GOAL →
Without the pictures, print the lines running from the beginning of the material to the line containing "Smarter , SWC.AQ</text>", both ends included.
--- Start ---
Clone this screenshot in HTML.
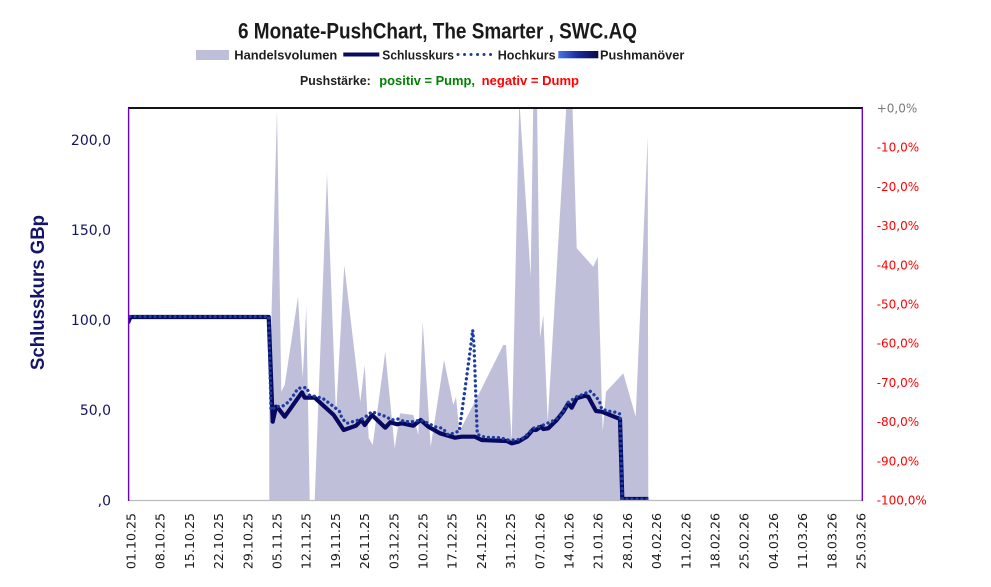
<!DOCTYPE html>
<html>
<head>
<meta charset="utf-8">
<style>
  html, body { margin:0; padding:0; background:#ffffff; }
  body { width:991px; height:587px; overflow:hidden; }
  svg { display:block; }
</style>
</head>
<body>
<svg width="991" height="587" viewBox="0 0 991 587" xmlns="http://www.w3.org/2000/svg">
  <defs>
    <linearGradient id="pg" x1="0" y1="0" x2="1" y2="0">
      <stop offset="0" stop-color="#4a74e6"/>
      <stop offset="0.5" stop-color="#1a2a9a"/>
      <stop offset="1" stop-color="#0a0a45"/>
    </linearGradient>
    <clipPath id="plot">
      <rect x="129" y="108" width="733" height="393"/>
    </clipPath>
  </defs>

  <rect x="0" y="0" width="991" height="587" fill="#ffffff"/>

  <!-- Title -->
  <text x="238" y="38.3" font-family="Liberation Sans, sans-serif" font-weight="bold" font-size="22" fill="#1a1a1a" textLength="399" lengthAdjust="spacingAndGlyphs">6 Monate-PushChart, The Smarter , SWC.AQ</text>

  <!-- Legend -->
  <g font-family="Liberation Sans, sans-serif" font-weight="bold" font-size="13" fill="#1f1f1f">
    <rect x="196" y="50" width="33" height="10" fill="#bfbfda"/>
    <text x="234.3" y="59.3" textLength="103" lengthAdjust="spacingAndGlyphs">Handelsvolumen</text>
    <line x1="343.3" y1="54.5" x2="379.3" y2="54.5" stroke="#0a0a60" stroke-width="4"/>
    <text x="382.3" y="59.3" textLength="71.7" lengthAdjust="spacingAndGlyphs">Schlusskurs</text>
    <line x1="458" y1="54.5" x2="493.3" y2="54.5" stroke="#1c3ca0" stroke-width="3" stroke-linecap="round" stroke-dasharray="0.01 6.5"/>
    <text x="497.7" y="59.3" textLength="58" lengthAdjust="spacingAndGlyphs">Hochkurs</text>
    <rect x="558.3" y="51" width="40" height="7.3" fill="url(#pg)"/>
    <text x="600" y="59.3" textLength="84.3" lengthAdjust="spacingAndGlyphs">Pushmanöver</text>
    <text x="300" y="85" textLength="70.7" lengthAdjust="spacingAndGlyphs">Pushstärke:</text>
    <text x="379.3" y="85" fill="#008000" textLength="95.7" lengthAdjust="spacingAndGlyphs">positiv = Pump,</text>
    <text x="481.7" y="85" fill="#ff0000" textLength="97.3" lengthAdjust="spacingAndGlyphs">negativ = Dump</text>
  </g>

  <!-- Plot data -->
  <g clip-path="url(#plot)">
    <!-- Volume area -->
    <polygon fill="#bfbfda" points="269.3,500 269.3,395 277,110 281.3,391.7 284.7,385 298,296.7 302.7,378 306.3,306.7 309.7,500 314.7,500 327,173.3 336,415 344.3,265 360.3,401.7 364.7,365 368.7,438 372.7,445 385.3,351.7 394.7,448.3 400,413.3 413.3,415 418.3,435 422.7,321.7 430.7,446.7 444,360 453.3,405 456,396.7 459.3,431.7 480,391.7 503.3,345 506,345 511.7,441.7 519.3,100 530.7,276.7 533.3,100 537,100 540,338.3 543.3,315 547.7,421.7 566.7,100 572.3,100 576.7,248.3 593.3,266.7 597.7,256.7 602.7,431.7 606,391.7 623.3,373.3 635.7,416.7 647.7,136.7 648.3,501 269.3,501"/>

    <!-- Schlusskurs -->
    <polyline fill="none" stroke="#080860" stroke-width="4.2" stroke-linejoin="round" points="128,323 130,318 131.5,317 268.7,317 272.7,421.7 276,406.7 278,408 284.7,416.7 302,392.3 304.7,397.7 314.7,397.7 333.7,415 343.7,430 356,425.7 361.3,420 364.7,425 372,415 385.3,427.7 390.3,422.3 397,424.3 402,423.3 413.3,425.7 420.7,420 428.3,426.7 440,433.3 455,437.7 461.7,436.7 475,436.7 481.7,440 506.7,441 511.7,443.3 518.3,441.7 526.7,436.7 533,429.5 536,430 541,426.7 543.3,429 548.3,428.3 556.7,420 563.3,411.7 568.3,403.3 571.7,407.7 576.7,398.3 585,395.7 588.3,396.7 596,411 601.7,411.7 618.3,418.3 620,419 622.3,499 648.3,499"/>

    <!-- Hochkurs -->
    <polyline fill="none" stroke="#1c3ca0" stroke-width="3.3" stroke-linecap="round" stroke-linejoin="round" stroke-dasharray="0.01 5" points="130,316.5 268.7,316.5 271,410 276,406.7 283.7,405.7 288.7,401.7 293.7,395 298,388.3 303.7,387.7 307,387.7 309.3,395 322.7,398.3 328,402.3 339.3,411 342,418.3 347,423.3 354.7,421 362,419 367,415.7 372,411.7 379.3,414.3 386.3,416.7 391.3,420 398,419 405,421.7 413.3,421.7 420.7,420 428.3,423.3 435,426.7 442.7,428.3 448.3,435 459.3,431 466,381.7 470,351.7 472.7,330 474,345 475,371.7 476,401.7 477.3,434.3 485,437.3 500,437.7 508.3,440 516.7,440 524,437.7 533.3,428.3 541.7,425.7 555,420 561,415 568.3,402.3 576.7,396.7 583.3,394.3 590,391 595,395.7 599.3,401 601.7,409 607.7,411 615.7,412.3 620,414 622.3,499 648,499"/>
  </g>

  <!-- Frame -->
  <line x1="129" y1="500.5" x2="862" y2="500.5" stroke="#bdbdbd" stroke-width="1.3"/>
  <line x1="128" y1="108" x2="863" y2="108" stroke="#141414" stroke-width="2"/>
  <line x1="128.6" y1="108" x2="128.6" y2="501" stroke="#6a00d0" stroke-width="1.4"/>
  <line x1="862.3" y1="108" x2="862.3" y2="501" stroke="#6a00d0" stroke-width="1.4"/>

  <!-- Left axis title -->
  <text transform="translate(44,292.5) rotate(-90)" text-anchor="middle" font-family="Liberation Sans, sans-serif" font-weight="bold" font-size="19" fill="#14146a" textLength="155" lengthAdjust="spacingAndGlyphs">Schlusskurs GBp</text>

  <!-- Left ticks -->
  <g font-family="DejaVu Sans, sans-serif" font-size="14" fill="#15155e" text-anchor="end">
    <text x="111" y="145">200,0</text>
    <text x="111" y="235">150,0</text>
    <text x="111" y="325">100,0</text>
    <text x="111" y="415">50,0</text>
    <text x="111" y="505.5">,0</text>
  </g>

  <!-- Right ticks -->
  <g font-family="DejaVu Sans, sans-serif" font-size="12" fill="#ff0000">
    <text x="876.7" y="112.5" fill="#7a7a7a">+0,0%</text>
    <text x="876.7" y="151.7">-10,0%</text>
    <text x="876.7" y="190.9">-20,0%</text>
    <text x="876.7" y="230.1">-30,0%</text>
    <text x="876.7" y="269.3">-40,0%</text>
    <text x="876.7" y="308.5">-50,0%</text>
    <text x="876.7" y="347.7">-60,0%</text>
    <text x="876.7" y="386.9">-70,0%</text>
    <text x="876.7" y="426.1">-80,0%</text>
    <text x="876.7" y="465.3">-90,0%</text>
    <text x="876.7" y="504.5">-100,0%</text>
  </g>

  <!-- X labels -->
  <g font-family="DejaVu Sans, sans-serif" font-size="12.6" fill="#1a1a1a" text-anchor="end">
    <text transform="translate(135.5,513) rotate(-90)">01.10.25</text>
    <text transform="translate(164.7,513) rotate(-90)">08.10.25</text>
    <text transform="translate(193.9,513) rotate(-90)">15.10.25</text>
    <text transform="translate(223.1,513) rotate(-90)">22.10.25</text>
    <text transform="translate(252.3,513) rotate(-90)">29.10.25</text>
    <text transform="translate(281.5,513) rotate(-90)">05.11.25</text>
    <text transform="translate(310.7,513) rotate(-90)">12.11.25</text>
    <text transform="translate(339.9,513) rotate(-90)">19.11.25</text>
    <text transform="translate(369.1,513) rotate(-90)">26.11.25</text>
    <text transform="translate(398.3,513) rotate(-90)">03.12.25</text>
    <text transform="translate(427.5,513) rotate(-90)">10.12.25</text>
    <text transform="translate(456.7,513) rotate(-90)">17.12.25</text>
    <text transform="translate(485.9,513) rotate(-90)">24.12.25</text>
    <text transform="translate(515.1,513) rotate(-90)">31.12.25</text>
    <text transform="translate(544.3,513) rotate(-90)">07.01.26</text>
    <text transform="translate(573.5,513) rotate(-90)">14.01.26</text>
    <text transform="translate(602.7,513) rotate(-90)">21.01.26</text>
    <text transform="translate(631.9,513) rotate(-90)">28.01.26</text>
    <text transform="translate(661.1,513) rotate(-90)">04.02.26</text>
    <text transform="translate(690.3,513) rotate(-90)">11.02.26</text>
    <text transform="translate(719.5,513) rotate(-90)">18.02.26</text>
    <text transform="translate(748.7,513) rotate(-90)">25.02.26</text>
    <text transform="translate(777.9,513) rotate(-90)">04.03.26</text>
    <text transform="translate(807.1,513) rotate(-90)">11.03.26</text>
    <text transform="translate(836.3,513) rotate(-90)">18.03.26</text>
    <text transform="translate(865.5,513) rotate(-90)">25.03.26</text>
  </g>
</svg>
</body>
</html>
--- End ---
THE OUTPUT →
Clone this screenshot in HTML.
<!DOCTYPE html>
<html>
<head>
<meta charset="utf-8">
<style>
  html, body { margin:0; padding:0; background:#ffffff; }
  body { width:991px; height:587px; overflow:hidden; }
  svg { display:block; }
</style>
</head>
<body>
<svg width="991" height="587" viewBox="0 0 991 587" xmlns="http://www.w3.org/2000/svg">
  <defs>
    <linearGradient id="pg" x1="0" y1="0" x2="1" y2="0">
      <stop offset="0" stop-color="#4a74e6"/>
      <stop offset="0.5" stop-color="#1a2a9a"/>
      <stop offset="1" stop-color="#0a0a45"/>
    </linearGradient>
    <clipPath id="plot">
      <rect x="129" y="108" width="733" height="393"/>
    </clipPath>
  </defs>

  <rect x="0" y="0" width="991" height="587" fill="#ffffff"/>

  <!-- Title -->
  <text x="238" y="38.3" font-family="Liberation Sans, sans-serif" font-weight="bold" font-size="22" fill="#1a1a1a" textLength="399" lengthAdjust="spacingAndGlyphs">6 Monate-PushChart, The Smarter , SWC.AQ</text>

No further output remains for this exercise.